The proposal, the first formal cap push in more than 30 years, has reopened baseball’s deepest labor wound: the 1994 strike that wiped out the World Series.

Major League Baseball owners have made the opening move in what could become the sport’s most dangerous labor confrontation in a generation: a formal proposal for a hard salary cap.
The 30 franchises have put forward a system that would limit team payrolls while also creating a spending floor, marking the first serious owner-driven push for a salary cap since the bitter 1994-95 strike. That earlier fight remains one of baseball’s defining traumas, ending the 1994 season, cancelling the World Series and damaging the sport’s relationship with fans for years.
This time, the stakes may be just as high.
The current collective bargaining agreement between MLB and the players’ union expires on December 1, 2026. Unless a new deal is reached, the sport could be headed toward a lockout that threatens the 2027 season. The owners’ proposal would cap 2027 spending at $245.3 million and establish a salary floor of $171.2 million, according to reports.
MLB argues the plan is designed to improve competitive balance and address the widening gap between the sport’s biggest and smallest spenders.
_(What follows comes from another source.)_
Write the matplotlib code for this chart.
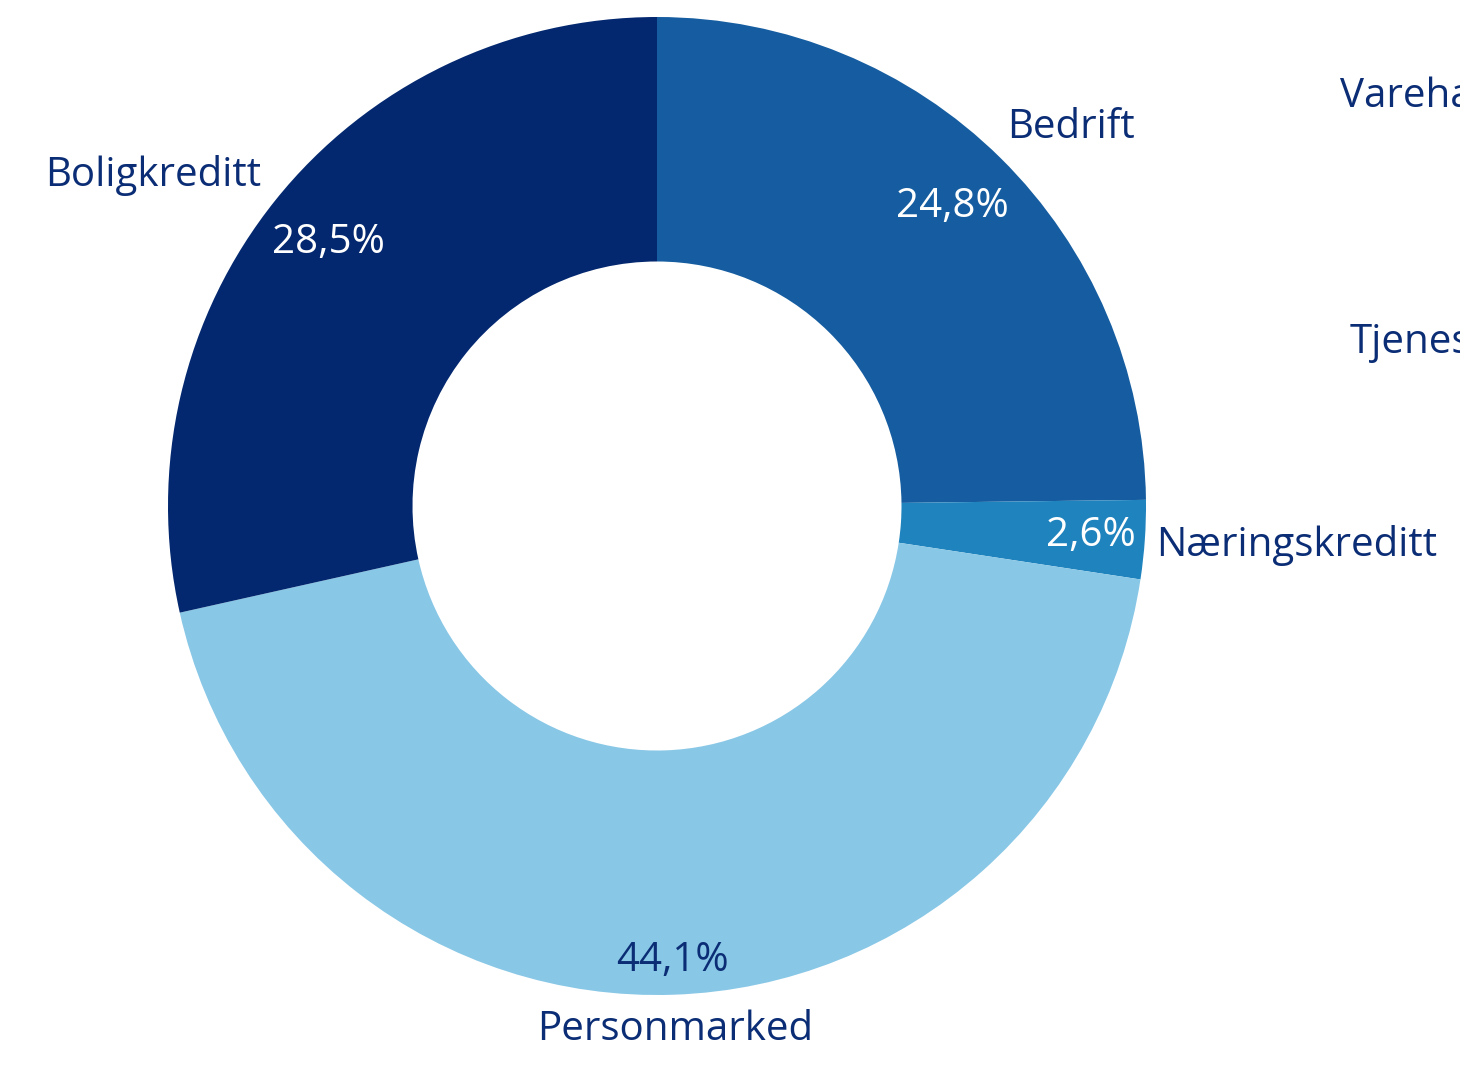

Under the proposal, baseball would also move toward a 50-50 revenue split between owners and players, with media revenue shared more equally across the league. Owners say such changes would help stabilize franchises, reduce local television disparities and make more teams realistically competitive.
But for the MLB Players Association, a salary cap is more than a negotiating position. It is a red line.
Baseball is the only major North American men’s professional sport without a hard salary cap, and players have fought for decades to preserve that structure. The union has long argued that caps suppress wages, reward owners for limiting investment and do not necessarily produce better competition. The memory of 1994 is central to that resistance: players went on strike in August of that year after owners pushed for a cap, and the season never resumed.
The new proposal immediately revives that history. Owners are presenting the cap as a fairness mechanism. Players see it as an attempt to restrain salaries at a moment when franchise values remain high and revenues continue to grow.
The financial impact would be dramatic. High-spending clubs such as the Los Angeles Dodgers, New York Mets and New York Yankees would likely face major pressure to cut payroll if a hard ceiling were imposed. Reports have noted that the Dodgers opened the season with a payroll far above the proposed cap, while the Mets and Yankees would also need to shed significant salary under the owners’ framework.
At the other end of the sport’s economic ladder, the proposed floor would force low-spending clubs to invest more heavily in major-league payroll. That provision is designed to answer one of the union’s own criticisms: that some teams are not trying hard enough to win. Yet players are unlikely to accept a floor if it is tied to a hard ceiling that limits the earning power of top free agents and star veterans.
The conflict exposes baseball’s central economic divide. Owners argue that enormous payroll disparities make it harder for small-market clubs to compete and weaken fan confidence. The union counters that spending does not guarantee success, and that many low-payroll teams fail not because big clubs spend too much, but because their own owners spend too little.
Recent seasons have given both sides ammunition. Big-spending teams have dominated headlines and free agency, but smaller-market clubs have also built contenders through scouting, development and disciplined roster construction. Meanwhile, some wealthy teams have underperformed despite lavish payrolls, complicating the argument that money alone determines results.
What makes the current moment especially volatile is timing. Labor talks are beginning while MLB is also navigating uncertainty around local television revenue, streaming rights and the long-term business model of regional sports networks. Owners want cost certainty. Players want assurances that a changing media landscape will not become an excuse to restrict salaries.
The owners’ decision to propose a cap so early in the process may be strategic. It sets the terms of the debate and signals that they are prepared for a long fight. But it also risks hardening the union’s position before negotiations have truly begun.
A work stoppage would carry enormous risks for both sides. Baseball has avoided losing games to labor conflict for more than two decades, rebuilding much of the trust shattered in the 1990s. Another shutdown — especially one that costs part or all of a season — would test the patience of fans in an entertainment market far more crowded than it was three decades ago.
For now, the proposal is only an opening salvo. But in baseball labor history, salary caps are not ordinary bargaining chips. They are tripwires.
If owners insist that a cap is essential, and players remain committed to rejecting one, the sport may be heading toward a confrontation that neither side can easily retreat from. The result could decide not only how players are paid, but whether Major League Baseball plays a full season in 2027 at all.